6 janvier. Quelques danses sur des airs populaires espagnols.
Mlle Lolita Osorio est revenue à la Comédie des Champs-Élysées pour y danser sur des airs espagnols populaires. Je sors de son spectacle et déjà les particularités de ses diverses danses se confondent un peu dans ma mémoire. Mais le charme intense et délicat de toute sa juvénile personne subsiste et domine ce qu’il pourrait y avoir d’incertitude dans son exécution. Mlle Osorio a le corps des derniers torses de jeunes filles que Rodin exposa. Ses bras maigriots, mais ronds, aux coudes de fillette encore un peu pointus, ondulent, jouent, s’alanguissent, agissent ; c’est là son vrai instrument, car les jambes ne font que suivre ; le rythme de ses talons est tâtonnant et pauvre ; il n’a rien de la musicalité ni de la virtuosité d’une Argentina. Par contre certains déhanchements, certains portements du corps ont déjà l’allure magnifique des grandes Espagnoles. Une danse orientale nous fit admirer, malgré la discrétion des voiles, un nu d’une élégance parfaite ; ventre de la forme la plus pure, dos admirable qui se creuse aux reins et juste assez de gorge « pour remplir les deux mains d’un honnête homme »

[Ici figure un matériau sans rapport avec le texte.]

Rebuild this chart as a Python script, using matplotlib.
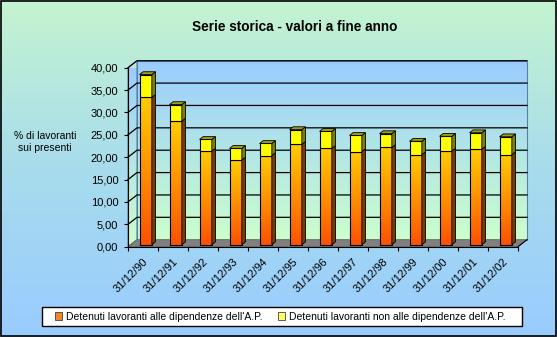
import numpy as np
import matplotlib
matplotlib.use('agg')
import matplotlib.pyplot as plt
import matplotlib.transforms as mtransforms
from matplotlib.patches import Polygon, Rectangle, Patch
from matplotlib.colors import LinearSegmentedColormap

plt.rcParams['font.family'] = ['Liberation Sans', 'DejaVu Sans']

# data
years = ['31/12/90', '31/12/91', '31/12/92', '31/12/93', '31/12/94', '31/12/95', '31/12/96',
         '31/12/97', '31/12/98', '31/12/99', '31/12/00', '31/12/01', '31/12/02']
alle_dip = [32.9, 27.6, 20.9, 18.9, 19.9, 22.4, 21.5, 20.8, 21.7, 20.1, 20.9, 21.3, 20.1]
non_alle_dip = [5.1, 3.7, 2.6, 2.6, 2.7, 3.3, 3.8, 3.6, 3.1, 3.0, 3.3, 3.7, 4.0]
yticks = [0, 5, 10, 15, 20, 25, 30, 35, 40]

title = 'Serie storica - valori a fine anno'
ylabel = '% di lavoranti\nsui presenti'
legend_labels = ["Detenuti lavoranti alle dipendenze dell'A.P.",
                 "Detenuti lavoranti non alle dipendenze dell'A.P."]

DEPTH = np.array([9.0, 7.0])   # pixel offset of the back wall
W = 0.41

fig = plt.figure(figsize=(5.57, 3.37), dpi=100)

# outer background gradient
bg = fig.add_axes([0, 0, 1, 1], zorder=0)
bg_cmap = LinearSegmentedColormap.from_list('bg', ['#99CCFF', '#A8DCEC', '#C4F4D0'])
bg.imshow(np.linspace(0, 1, 256).reshape(-1, 1), cmap=bg_cmap, origin='lower',
          extent=(0, 1, 0, 1), aspect='auto')
bg.add_patch(Rectangle((0.001, 0.002), 0.997, 0.996, fill=False, edgecolor='black', lw=1.2))
# legend frame (box is wider than its content in the original)
bg.add_patch(Rectangle((42 / 557, 1 - 326 / 337), 480 / 557, 19 / 337, facecolor='white',
                       edgecolor='black', lw=1.0, zorder=5))
bg.set_xlim(0, 1)
bg.set_ylim(0, 1)
bg.axis('off')

ax = fig.add_axes([128 / 557, (337 - 246.7) / 337, 390 / 557, 179 / 337], zorder=1)
ax.patch.set_visible(False)
ax.set_xlim(-0.5, len(years) - 0.5)
ax.set_ylim(0, 40)


def shift(t):
    return ax.transData + mtransforms.Affine2D().translate(DEPTH[0] * t, DEPTH[1] * t)


def P(x, v, t):
    return ax.transData.transform((x, v)) + DEPTH * t


ident = mtransforms.IdentityTransform()
wall_cmap = LinearSegmentedColormap.from_list('wall', ['#CCFFCC', '#99CCFF'])
grad = np.linspace(0, 1, 256).reshape(-1, 1)
x0, x1 = -0.5, len(years) - 0.5

# back wall
im = ax.imshow(grad, cmap=wall_cmap, origin='lower', extent=(x0, x1, 0, 40),
               aspect='auto', zorder=0.5, clip_on=False)
im.set_transform(shift(1))
ax.add_patch(Rectangle((x0, 0), x1 - x0, 40, transform=shift(1), fill=False,
                       edgecolor='#5B7FA6', lw=0.8, zorder=0.6, clip_on=False))

# side wall
side = Polygon([P(x0, 0, 0), P(x0, 40, 0), P(x0, 40, 1), P(x0, 0, 1)], closed=True,
               transform=ident, facecolor='none', edgecolor='#5B7FA6', lw=0.8,
               zorder=0.6, clip_on=False)
ax.add_patch(side)
im2 = ax.imshow(grad, cmap=wall_cmap, origin='lower', extent=(x0, x0 + 0.5, 0, 41.5),
                aspect='auto', zorder=0.5)
im2.set_clip_path(side)

# gridlines
for v in yticks[1:]:
    pts = np.array([P(x0, v, 0), P(x0, v, 1), P(x1, v, 1)])
    ax.plot(pts[:, 0], pts[:, 1], color='black', lw=0.9, transform=ident,
            zorder=1, clip_on=False)

# floor
ax.add_patch(Polygon([P(x0, 0, 0), P(x1, 0, 0), P(x1, 0, 1), P(x0, 0, 1)], closed=True,
                     transform=ident, facecolor='#808080', edgecolor='#606060', lw=0.6,
                     zorder=1.5, clip_on=False))

# bars
xs = np.arange(len(years))
tops = np.array(alle_dip) + np.array(non_alle_dip)
bar_cmap = LinearSegmentedColormap.from_list('bar', ['#FF5000', '#FF9000', '#FFCC00'])
for i in xs:
    gi = ax.imshow(grad, cmap=bar_cmap, origin='lower',
                   extent=(i - W / 2, i + W / 2, 0, alle_dip[i]), aspect='auto',
                   zorder=3, clip_on=False)
    gi.set_transform(shift(0.3))
ax.bar(xs, alle_dip, W, transform=shift(0.3), fill=False, edgecolor='black', lw=0.8,
       zorder=4, clip_on=False)
ax.bar(xs, non_alle_dip, W, bottom=alle_dip, transform=shift(0.3), color='#FFFF00',
       edgecolor='black', lw=0.8, zorder=4, clip_on=False)

for i in xs:
    xr = i + W / 2
    segs = [(0, alle_dip[i], '#7A3C06'), (alle_dip[i], tops[i], '#7F7F00')]
    for y0, y1, c in segs:
        ax.add_patch(Polygon([P(xr, y0, 0.3), P(xr, y1, 0.3), P(xr, y1, 0.7), P(xr, y0, 0.7)],
                             closed=True, transform=ident, facecolor=c, edgecolor='black',
                             lw=0.6, zorder=4, clip_on=False))
    ax.add_patch(Polygon([P(i - W / 2, tops[i], 0.3), P(xr, tops[i], 0.3),
                          P(xr, tops[i], 0.7), P(i - W / 2, tops[i], 0.7)],
                         closed=True, transform=ident, facecolor='#9E9E1E', edgecolor='black',
                         lw=0.6, zorder=4, clip_on=False))

# right end of floor edge
pts = np.array([P(x1, 0, 0), P(x1, 0, 1)])
ax.plot(pts[:, 0], pts[:, 1], color='black', lw=0.8, transform=ident, zorder=2, clip_on=False)

# axes
for s in ['top', 'right']:
    ax.spines[s].set_visible(False)
for s in ['left', 'bottom']:
    ax.spines[s].set_color('black')
    ax.spines[s].set_linewidth(0.8)
    ax.spines[s].set_zorder(2)
ax.set_yticks(yticks)
ax.set_yticklabels([('%.2f' % v).replace('.', ',') for v in yticks], fontsize=8)
ax.tick_params(axis='y', length=3, width=0.8, pad=4, colors='black')
ax.set_xticks(xs)
ax.set_xticklabels(years, rotation=45, ha='right', rotation_mode='anchor', fontsize=8)
ax.set_xticks(np.arange(x0, x1 + 0.1, 1), minor=True)
ax.tick_params(axis='x', which='major', length=0, pad=7)
ax.tick_params(axis='x', which='minor', length=3, width=0.8)

fig.text(295 / 557, 1 - 27 / 337, title, ha='center', va='center', fontsize=9.8,
         fontweight='bold')
fig.text(45 / 557, 1 - 142 / 337, ylabel, ha='center', va='center', fontsize=7.5,
         multialignment='center', linespacing=1.35)

handles = [Patch(facecolor='#F0882A', edgecolor='#404040', lw=0.6),
           Patch(facecolor='#FFFF66', edgecolor='#404040', lw=0.6)]
leg = fig.legend(handles, legend_labels, loc='center', ncol=2,
                 bbox_to_anchor=(280 / 557, (337 - 316.5) / 337),
                 fontsize=7.5, frameon=False, handlelength=0.7, handleheight=0.7,
                 handletextpad=0.35, borderpad=0.2, borderaxespad=0, columnspacing=1.5)
leg.set_zorder(10)

fig.savefig('out.png', dpi=100)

comme il se disait au xviiie
siècle. Une candeur et une décence parfaite dans tout cela. Ce qui déconcerte un peu, ce sont les œillades de commande et les sourires forcés qui se plaquent sur son joli minois d’adolescente brune ; ce fard de cabotinage dépare son naturel charmant.
Les « vendredis de danse » ont pris ce pli dangereux de nous offrir, pour nous désennuyer pendant que la danseuse change de costume, le tour du chant. Nous aurions préféré rester à attendre tranquillement devant le rideau baissé que de subir ces auditions blafardes où l’on gâche de la belle musique.